== DATA LINES ==

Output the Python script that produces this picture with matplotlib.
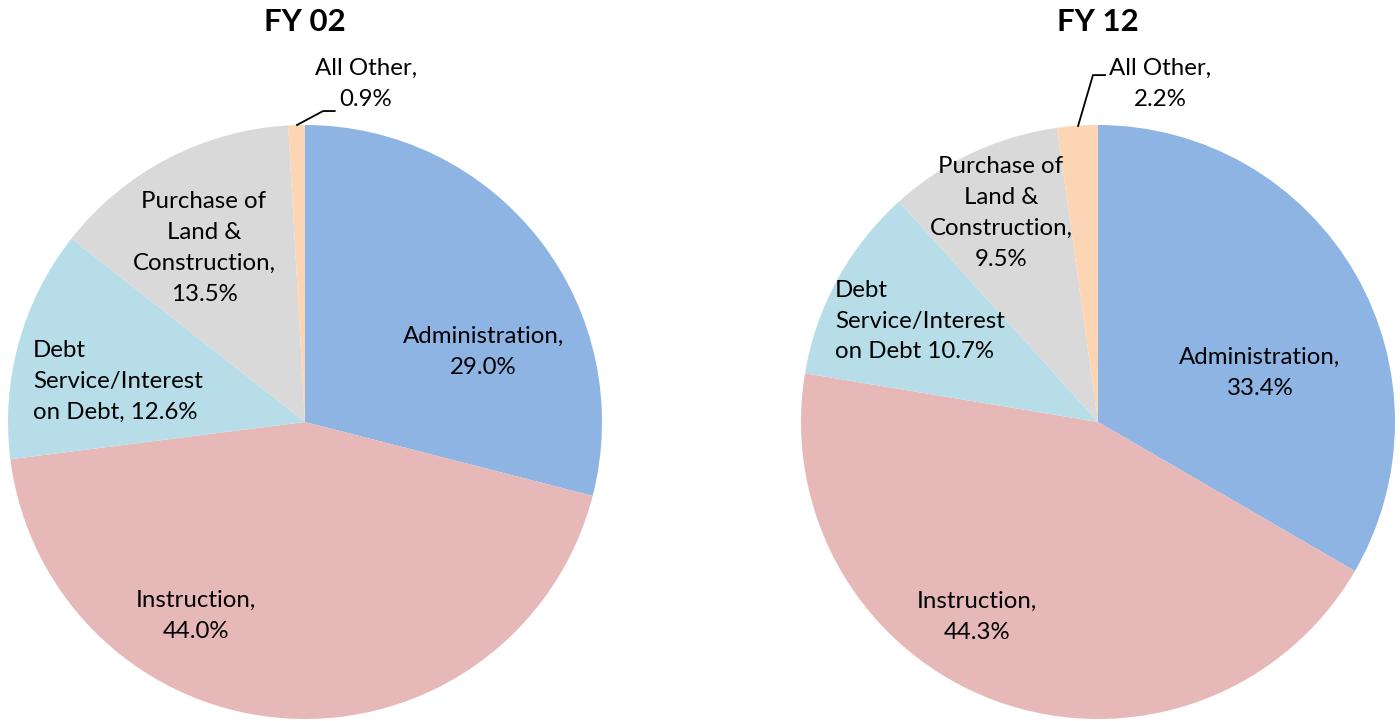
import matplotlib
matplotlib.use("Agg")
import matplotlib.pyplot as plt

plt.rcParams['font.family'] = ['Lato', 'DejaVu Sans']

categories = ["Administration", "Instruction", "Debt Service/Interest on Debt",
              "Purchase of Land & Construction", "All Other"]
fy02_values = [29.0, 44.0, 12.6, 13.5, 0.9]
fy12_values = [33.4, 44.3, 10.7, 9.5, 2.2]
titles = ["FY 02", "FY 12"]

fy02_labels = ["Administration,\n29.0%", "Instruction,\n44.0%",
               "Debt\nService/Interest\non Debt, 12.6%",
               "Purchase of\nLand &\nConstruction,\n13.5%", "All Other,\n0.9%"]
fy12_labels = ["Administration,\n33.4%", "Instruction,\n44.3%",
               "Debt\nService/Interest\non Debt 10.7%",
               "Purchase of\nLand &\nConstruction,\n9.5%", "All Other,\n2.2%"]

colors = ["#8EB4E3", "#E6B9B8", "#B7DEE8", "#D9D9D9", "#FCD5B5"]

# label layout (axes data coords, pie radius = 1)
layout02 = [((0.60, 0.236), 'center'), ((-0.367, -0.653), 'center'),
            ((-0.916, 0.138), 'left'), ((-0.34, 0.586), 'center'),
            ((0.205, 1.138), 'center')]
layout12 = [((0.545, 0.165), 'center'), ((-0.407, -0.657), 'center'),
            ((-0.886, 0.34), 'left'), ((-0.327, 0.704), 'center'),
            ((0.209, 1.138), 'center')]
leader02 = [(-0.027, 1.0), (0.061, 1.047), (0.10, 1.047)]
leader12 = [(-0.067, 0.997), (-0.017, 1.168), (0.024, 1.168)]

W, H = 1400, 721
fig = plt.figure(figsize=(W / 100, H / 100), dpi=100)

specs = [(305, 422, fy02_values, fy02_labels, layout02, leader02, titles[0]),
         (1098, 422, fy12_values, fy12_labels, layout12, leader12, titles[1])]
R = 297
for cx, cy, vals, labs, lay, lead, title in specs:
    ax = fig.add_axes([(cx - R) / W, (H - cy - R) / H, 2 * R / W, 2 * R / H])
    ax.pie(vals, colors=colors, startangle=90, counterclock=False, radius=1,
           wedgeprops=dict(linewidth=0))
    ax.set_xlim(-1, 1)
    ax.set_ylim(-1, 1)
    ax.set_aspect('equal')
    ax.axis('off')
    for text, ((x, y), ha) in zip(labs, lay):
        ax.text(x, y, text, ha=ha, va='center', fontsize=17.3, color='#000000',
                multialignment=ha, linespacing=1.58, clip_on=False)
    ax.plot([p[0] for p in lead], [p[1] for p in lead], color='black', lw=1.3,
            clip_on=False)
    fig.text(cx / W, 1 - 22 / H, title, ha='center', va='center',
             fontsize=22.5, fontweight='bold')

fig.savefig("out.png", dpi=100)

===

> **THE REQUEST**
Transcribe the opening line of the listing above, please, and every line after it through the line with "fig = plt.figure(figsize=(W", word for word, without pictures.

> **RESULT OF THE EXERCISE**
Output the Python script that produces this picture with matplotlib.
import matplotlib
matplotlib.use("Agg")
import matplotlib.pyplot as plt

plt.rcParams['font.family'] = ['Lato', 'DejaVu Sans']

categories = ["Administration", "Instruction", "Debt Service/Interest on Debt",
              "Purchase of Land & Construction", "All Other"]
fy02_values = [29.0, 44.0, 12.6, 13.5, 0.9]
fy12_values = [33.4, 44.3, 10.7, 9.5, 2.2]
titles = ["FY 02", "FY 12"]

fy02_labels = ["Administration,\n29.0%", "Instruction,\n44.0%",
               "Debt\nService/Interest\non Debt, 12.6%",
               "Purchase of\nLand &\nConstruction,\n13.5%", "All Other,\n0.9%"]
fy12_labels = ["Administration,\n33.4%", "Instruction,\n44.3%",
               "Debt\nService/Interest\non Debt 10.7%",
               "Purchase of\nLand &\nConstruction,\n9.5%", "All Other,\n2.2%"]

colors = ["#8EB4E3", "#E6B9B8", "#B7DEE8", "#D9D9D9", "#FCD5B5"]

# label layout (axes data coords, pie radius = 1)
layout02 = [((0.60, 0.236), 'center'), ((-0.367, -0.653), 'center'),
            ((-0.916, 0.138), 'left'), ((-0.34, 0.586), 'center'),
            ((0.205, 1.138), 'center')]
layout12 = [((0.545, 0.165), 'center'), ((-0.407, -0.657), 'center'),
            ((-0.886, 0.34), 'left'), ((-0.327, 0.704), 'center'),
            ((0.209, 1.138), 'center')]
leader02 = [(-0.027, 1.0), (0.061, 1.047), (0.10, 1.047)]
leader12 = [(-0.067, 0.997), (-0.017, 1.168), (0.024, 1.168)]

W, H = 1400, 721
fig = plt.figure(figsize=(W / 100, H / 100), dpi=100)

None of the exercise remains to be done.